> PROBLEM
Copy all lines holding the word "this" from the entries.

# # # # #

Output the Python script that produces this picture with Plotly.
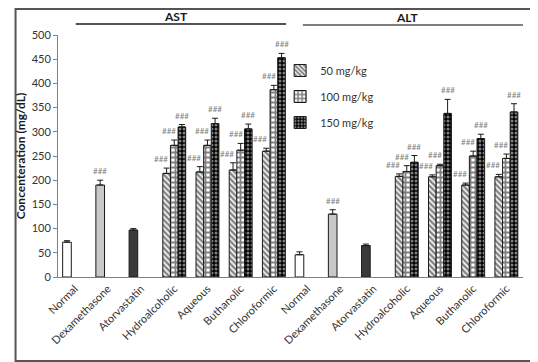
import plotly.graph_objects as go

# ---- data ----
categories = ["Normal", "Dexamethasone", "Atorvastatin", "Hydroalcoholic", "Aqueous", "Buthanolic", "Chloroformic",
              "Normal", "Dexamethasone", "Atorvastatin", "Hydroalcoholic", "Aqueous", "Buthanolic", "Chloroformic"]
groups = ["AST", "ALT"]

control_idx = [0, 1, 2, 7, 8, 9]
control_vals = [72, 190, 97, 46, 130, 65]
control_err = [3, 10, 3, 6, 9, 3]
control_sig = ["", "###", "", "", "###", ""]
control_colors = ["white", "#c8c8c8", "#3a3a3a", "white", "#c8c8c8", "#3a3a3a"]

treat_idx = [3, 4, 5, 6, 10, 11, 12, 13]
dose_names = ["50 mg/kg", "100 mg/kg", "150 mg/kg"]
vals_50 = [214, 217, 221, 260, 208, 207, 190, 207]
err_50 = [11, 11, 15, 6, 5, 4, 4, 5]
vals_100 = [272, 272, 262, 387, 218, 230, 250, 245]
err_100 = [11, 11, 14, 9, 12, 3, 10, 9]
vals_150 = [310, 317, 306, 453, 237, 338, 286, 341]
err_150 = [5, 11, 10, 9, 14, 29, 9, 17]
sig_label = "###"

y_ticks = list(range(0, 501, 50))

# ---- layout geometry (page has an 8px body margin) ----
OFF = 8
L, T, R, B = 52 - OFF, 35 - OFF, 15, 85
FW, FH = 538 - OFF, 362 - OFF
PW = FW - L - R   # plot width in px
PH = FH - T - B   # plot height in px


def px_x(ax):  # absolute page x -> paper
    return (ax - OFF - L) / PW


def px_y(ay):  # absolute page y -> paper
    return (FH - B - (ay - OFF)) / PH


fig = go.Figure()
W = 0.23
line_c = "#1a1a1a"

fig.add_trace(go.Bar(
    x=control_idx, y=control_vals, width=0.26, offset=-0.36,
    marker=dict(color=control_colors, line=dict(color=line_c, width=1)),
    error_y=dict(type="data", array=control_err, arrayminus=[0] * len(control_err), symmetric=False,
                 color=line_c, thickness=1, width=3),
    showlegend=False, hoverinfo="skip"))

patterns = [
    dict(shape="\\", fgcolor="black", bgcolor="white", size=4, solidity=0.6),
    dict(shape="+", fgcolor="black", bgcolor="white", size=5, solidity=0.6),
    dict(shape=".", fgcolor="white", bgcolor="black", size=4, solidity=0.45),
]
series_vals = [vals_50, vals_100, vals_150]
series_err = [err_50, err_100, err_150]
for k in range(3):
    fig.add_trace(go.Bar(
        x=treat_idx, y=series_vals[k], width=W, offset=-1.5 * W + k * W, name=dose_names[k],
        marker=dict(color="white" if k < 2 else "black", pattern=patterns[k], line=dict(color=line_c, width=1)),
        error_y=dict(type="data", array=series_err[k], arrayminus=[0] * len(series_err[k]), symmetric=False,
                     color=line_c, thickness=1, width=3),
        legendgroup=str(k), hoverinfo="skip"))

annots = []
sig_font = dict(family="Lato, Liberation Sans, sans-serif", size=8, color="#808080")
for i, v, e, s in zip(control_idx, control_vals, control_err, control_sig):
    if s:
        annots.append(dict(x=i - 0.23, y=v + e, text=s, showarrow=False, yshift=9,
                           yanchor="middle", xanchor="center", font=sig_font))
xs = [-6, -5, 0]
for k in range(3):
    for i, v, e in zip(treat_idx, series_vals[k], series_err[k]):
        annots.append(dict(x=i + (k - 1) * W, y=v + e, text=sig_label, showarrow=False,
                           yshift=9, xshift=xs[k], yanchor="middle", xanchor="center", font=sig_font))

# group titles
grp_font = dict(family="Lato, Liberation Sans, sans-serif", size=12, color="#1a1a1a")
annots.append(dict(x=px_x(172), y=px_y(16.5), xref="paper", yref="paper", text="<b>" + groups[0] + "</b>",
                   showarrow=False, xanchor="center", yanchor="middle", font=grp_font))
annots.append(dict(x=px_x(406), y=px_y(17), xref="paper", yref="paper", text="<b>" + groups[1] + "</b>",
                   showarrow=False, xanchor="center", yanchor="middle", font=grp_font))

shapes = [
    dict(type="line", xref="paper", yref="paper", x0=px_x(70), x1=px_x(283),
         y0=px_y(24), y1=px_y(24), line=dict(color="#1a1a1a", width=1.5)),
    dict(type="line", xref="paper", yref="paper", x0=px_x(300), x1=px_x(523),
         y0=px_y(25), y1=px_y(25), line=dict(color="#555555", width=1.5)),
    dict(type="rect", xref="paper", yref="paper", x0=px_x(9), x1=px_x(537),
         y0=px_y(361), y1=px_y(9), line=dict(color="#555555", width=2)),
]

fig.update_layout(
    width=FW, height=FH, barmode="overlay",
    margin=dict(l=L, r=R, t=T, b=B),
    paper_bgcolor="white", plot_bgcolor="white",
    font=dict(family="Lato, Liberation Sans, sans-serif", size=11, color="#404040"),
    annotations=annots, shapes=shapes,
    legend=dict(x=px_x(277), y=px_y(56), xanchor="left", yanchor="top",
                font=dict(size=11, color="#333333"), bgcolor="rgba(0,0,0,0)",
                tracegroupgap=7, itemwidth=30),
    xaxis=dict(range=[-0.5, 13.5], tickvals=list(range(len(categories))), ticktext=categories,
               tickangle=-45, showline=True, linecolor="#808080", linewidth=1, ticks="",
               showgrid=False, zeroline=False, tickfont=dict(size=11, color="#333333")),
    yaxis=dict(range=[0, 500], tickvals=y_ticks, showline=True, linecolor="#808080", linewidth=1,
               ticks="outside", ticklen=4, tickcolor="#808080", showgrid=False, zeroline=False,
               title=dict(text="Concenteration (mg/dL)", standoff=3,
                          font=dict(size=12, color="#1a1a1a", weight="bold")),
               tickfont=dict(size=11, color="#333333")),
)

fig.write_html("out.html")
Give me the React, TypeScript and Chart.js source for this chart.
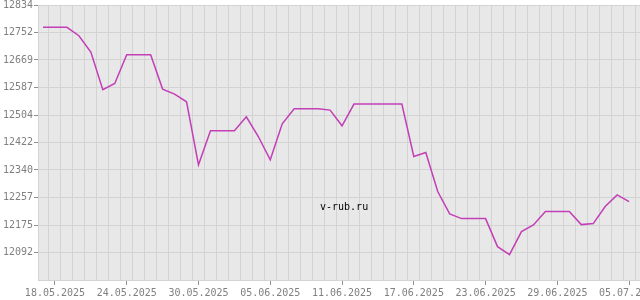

# # # # #

> THE REPLY
Output the Python script that produces this picture with Plotly.
Give me the React, TypeScript and Chart.js source for this chart.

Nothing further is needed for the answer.